[Exercise] Everything from the line containing "Reproduce this chart with D3.js." through the line containing "const g = svg.append('g');" must be written out exactly, and nothing more; leave any pictures out.

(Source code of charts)
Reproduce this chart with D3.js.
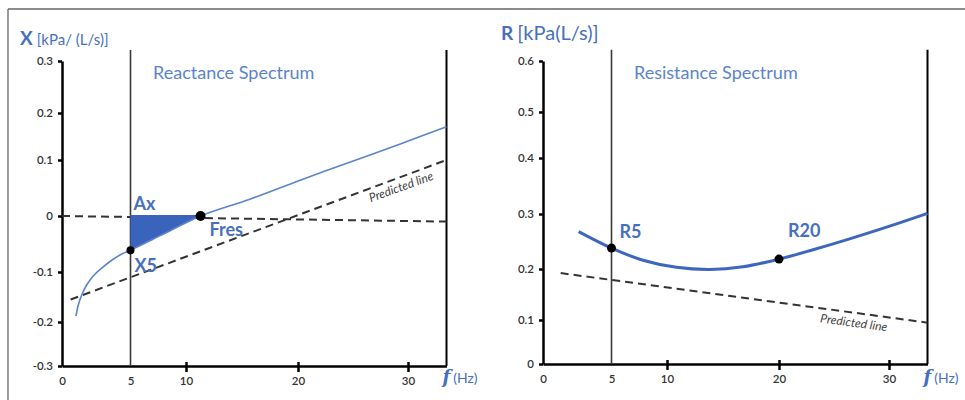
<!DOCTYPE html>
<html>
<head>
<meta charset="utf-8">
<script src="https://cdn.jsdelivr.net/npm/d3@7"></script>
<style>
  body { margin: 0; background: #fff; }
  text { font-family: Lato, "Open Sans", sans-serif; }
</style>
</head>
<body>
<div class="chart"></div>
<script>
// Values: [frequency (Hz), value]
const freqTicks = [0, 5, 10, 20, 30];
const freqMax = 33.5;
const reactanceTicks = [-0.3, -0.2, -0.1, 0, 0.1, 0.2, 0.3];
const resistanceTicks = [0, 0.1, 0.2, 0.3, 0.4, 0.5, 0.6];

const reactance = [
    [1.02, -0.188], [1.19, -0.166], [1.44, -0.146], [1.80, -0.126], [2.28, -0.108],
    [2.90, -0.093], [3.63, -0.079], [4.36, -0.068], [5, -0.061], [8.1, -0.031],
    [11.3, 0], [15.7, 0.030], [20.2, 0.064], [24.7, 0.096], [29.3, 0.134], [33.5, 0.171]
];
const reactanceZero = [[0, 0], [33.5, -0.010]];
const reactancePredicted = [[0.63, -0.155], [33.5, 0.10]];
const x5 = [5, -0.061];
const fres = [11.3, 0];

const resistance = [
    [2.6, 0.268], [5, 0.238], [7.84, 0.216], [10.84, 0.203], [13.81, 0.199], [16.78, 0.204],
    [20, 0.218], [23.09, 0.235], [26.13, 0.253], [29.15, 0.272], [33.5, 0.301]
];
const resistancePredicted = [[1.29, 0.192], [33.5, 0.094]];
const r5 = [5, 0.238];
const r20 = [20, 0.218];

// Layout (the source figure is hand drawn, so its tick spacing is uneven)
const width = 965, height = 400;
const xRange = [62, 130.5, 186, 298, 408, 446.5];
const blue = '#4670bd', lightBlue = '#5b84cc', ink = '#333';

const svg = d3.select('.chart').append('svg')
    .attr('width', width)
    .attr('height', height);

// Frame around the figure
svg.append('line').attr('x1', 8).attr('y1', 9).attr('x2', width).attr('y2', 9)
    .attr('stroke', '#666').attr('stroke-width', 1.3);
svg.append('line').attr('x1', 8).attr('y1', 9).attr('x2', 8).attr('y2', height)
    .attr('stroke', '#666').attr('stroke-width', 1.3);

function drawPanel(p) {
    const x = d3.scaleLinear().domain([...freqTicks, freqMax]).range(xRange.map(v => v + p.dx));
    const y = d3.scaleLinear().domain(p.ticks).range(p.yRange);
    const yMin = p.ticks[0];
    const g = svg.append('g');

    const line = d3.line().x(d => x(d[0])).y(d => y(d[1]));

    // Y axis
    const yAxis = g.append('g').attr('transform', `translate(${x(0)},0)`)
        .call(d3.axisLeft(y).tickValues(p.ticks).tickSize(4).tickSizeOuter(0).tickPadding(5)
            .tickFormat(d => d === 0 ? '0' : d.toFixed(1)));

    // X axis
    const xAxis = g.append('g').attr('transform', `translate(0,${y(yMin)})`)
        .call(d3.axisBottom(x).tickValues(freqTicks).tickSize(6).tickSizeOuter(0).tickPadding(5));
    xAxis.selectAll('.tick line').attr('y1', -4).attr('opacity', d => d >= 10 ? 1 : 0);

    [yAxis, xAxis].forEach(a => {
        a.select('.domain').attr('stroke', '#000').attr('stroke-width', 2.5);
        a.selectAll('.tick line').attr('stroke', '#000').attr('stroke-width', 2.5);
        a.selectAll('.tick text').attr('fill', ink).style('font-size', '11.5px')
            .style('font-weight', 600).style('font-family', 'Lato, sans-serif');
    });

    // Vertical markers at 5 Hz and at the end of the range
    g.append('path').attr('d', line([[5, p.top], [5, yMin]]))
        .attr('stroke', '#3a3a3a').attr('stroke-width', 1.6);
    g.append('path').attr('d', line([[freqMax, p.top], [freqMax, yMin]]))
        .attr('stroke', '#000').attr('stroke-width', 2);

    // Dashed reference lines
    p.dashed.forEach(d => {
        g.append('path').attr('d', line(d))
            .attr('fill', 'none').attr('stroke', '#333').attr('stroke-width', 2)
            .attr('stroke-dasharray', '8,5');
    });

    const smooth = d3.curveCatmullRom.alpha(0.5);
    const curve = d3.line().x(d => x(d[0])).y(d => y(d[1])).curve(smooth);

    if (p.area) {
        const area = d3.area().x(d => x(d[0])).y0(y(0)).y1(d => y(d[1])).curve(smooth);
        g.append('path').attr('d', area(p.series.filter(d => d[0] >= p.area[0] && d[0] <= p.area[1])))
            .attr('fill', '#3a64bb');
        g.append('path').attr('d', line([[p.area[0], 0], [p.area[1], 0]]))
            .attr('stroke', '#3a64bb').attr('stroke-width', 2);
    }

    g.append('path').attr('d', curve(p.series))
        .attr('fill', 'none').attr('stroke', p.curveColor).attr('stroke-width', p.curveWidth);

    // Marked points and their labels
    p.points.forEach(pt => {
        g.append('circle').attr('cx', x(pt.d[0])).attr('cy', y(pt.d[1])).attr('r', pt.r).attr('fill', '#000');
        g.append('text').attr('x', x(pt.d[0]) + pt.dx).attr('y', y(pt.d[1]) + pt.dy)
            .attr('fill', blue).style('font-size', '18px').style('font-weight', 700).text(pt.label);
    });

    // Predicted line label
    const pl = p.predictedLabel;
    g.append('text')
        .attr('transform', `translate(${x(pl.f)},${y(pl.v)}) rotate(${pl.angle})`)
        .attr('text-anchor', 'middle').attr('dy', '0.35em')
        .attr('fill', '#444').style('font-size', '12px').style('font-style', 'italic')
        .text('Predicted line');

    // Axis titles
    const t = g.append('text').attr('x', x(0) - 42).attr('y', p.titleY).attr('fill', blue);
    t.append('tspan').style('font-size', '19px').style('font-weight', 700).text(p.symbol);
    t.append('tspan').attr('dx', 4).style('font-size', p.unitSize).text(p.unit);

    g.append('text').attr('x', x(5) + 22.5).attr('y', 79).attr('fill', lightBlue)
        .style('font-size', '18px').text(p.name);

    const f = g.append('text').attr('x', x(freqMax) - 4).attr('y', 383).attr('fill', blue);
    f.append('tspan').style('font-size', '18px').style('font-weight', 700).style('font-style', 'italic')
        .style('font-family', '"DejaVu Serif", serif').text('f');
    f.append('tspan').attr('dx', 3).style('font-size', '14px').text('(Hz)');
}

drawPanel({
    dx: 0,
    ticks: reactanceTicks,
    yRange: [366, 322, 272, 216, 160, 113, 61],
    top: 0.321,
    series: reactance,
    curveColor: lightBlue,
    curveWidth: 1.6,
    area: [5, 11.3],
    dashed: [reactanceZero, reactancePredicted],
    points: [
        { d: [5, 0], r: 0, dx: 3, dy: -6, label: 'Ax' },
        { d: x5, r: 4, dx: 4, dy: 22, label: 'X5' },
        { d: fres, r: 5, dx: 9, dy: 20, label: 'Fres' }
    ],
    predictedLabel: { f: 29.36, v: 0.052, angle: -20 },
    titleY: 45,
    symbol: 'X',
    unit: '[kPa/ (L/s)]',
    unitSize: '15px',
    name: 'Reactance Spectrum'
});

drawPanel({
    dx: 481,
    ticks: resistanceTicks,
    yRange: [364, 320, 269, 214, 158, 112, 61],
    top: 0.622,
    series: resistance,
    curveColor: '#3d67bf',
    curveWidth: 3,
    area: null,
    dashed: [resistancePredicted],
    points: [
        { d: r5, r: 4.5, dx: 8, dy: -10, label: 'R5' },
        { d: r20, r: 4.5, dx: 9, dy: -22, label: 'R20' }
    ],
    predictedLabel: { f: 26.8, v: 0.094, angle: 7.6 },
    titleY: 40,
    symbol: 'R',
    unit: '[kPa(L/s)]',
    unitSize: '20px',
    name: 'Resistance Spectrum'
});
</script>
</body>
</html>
---
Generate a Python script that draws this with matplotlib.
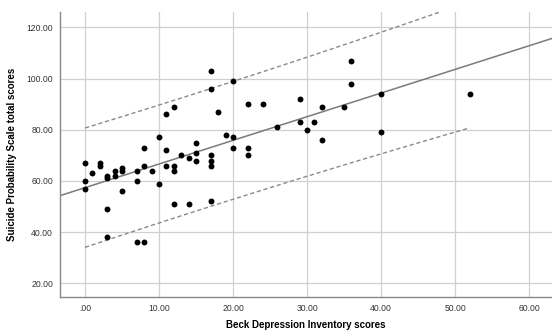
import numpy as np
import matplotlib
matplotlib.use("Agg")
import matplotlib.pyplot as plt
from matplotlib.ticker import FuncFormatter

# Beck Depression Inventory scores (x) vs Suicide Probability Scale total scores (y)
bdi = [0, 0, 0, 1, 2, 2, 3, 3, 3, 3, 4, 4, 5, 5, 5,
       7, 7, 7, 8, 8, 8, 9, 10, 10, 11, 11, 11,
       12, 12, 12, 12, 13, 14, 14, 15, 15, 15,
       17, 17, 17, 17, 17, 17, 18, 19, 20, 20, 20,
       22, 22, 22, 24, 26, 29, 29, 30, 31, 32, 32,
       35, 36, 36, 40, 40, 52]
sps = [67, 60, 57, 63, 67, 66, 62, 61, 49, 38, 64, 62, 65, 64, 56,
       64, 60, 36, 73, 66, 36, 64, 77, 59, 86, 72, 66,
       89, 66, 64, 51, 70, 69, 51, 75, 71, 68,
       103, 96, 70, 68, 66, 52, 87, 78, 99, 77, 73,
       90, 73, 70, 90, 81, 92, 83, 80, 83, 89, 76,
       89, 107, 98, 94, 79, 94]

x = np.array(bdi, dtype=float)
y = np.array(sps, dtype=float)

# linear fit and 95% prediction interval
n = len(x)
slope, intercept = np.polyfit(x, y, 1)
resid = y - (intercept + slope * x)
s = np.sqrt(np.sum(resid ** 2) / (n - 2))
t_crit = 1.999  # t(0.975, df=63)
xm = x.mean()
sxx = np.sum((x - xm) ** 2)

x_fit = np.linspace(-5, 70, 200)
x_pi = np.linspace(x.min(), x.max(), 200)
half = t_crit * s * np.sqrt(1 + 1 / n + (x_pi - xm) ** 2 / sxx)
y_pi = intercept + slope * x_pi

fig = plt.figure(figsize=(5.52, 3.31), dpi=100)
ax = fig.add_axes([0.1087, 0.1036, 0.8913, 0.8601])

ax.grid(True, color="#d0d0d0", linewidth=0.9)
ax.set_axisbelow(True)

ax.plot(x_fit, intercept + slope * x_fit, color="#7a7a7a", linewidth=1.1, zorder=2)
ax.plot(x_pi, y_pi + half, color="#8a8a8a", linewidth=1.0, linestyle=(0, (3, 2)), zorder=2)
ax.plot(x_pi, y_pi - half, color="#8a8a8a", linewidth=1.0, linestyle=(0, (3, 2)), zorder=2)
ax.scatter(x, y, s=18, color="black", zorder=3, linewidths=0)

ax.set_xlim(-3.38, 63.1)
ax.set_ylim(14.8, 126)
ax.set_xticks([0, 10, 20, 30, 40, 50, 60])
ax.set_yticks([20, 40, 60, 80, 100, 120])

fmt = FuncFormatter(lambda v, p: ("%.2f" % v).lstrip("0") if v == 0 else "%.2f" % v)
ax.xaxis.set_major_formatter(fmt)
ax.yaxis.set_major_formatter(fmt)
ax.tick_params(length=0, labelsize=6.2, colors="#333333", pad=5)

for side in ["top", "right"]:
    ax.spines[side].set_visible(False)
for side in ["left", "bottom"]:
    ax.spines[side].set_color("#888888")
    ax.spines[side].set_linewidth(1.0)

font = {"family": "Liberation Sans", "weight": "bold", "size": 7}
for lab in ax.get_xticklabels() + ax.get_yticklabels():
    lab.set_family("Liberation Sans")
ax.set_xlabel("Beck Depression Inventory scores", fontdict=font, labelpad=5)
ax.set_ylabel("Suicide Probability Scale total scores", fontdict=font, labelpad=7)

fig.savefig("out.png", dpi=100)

[Full answer]
Reproduce this chart with D3.js.
<!DOCTYPE html>
<html>
<head>
<meta charset="utf-8">
<script src="https://cdn.jsdelivr.net/npm/d3@7"></script>
<style>
  body { margin: 0; background: #fff; }
  text { font-family: Lato, "Open Sans", sans-serif; }
</style>
</head>
<body>
<div class="chart"></div>
<script>
// Values: [frequency (Hz), value]
const freqTicks = [0, 5, 10, 20, 30];
const freqMax = 33.5;
const reactanceTicks = [-0.3, -0.2, -0.1, 0, 0.1, 0.2, 0.3];
const resistanceTicks = [0, 0.1, 0.2, 0.3, 0.4, 0.5, 0.6];

const reactance = [
    [1.02, -0.188], [1.19, -0.166], [1.44, -0.146], [1.80, -0.126], [2.28, -0.108],
    [2.90, -0.093], [3.63, -0.079], [4.36, -0.068], [5, -0.061], [8.1, -0.031],
    [11.3, 0], [15.7, 0.030], [20.2, 0.064], [24.7, 0.096], [29.3, 0.134], [33.5, 0.171]
];
const reactanceZero = [[0, 0], [33.5, -0.010]];
const reactancePredicted = [[0.63, -0.155], [33.5, 0.10]];
const x5 = [5, -0.061];
const fres = [11.3, 0];

const resistance = [
    [2.6, 0.268], [5, 0.238], [7.84, 0.216], [10.84, 0.203], [13.81, 0.199], [16.78, 0.204],
    [20, 0.218], [23.09, 0.235], [26.13, 0.253], [29.15, 0.272], [33.5, 0.301]
];
const resistancePredicted = [[1.29, 0.192], [33.5, 0.094]];
const r5 = [5, 0.238];
const r20 = [20, 0.218];

// Layout (the source figure is hand drawn, so its tick spacing is uneven)
const width = 965, height = 400;
const xRange = [62, 130.5, 186, 298, 408, 446.5];
const blue = '#4670bd', lightBlue = '#5b84cc', ink = '#333';

const svg = d3.select('.chart').append('svg')
    .attr('width', width)
    .attr('height', height);

// Frame around the figure
svg.append('line').attr('x1', 8).attr('y1', 9).attr('x2', width).attr('y2', 9)
    .attr('stroke', '#666').attr('stroke-width', 1.3);
svg.append('line').attr('x1', 8).attr('y1', 9).attr('x2', 8).attr('y2', height)
    .attr('stroke', '#666').attr('stroke-width', 1.3);

function drawPanel(p) {
    const x = d3.scaleLinear().domain([...freqTicks, freqMax]).range(xRange.map(v => v + p.dx));
    const y = d3.scaleLinear().domain(p.ticks).range(p.yRange);
    const yMin = p.ticks[0];
    const g = svg.append('g');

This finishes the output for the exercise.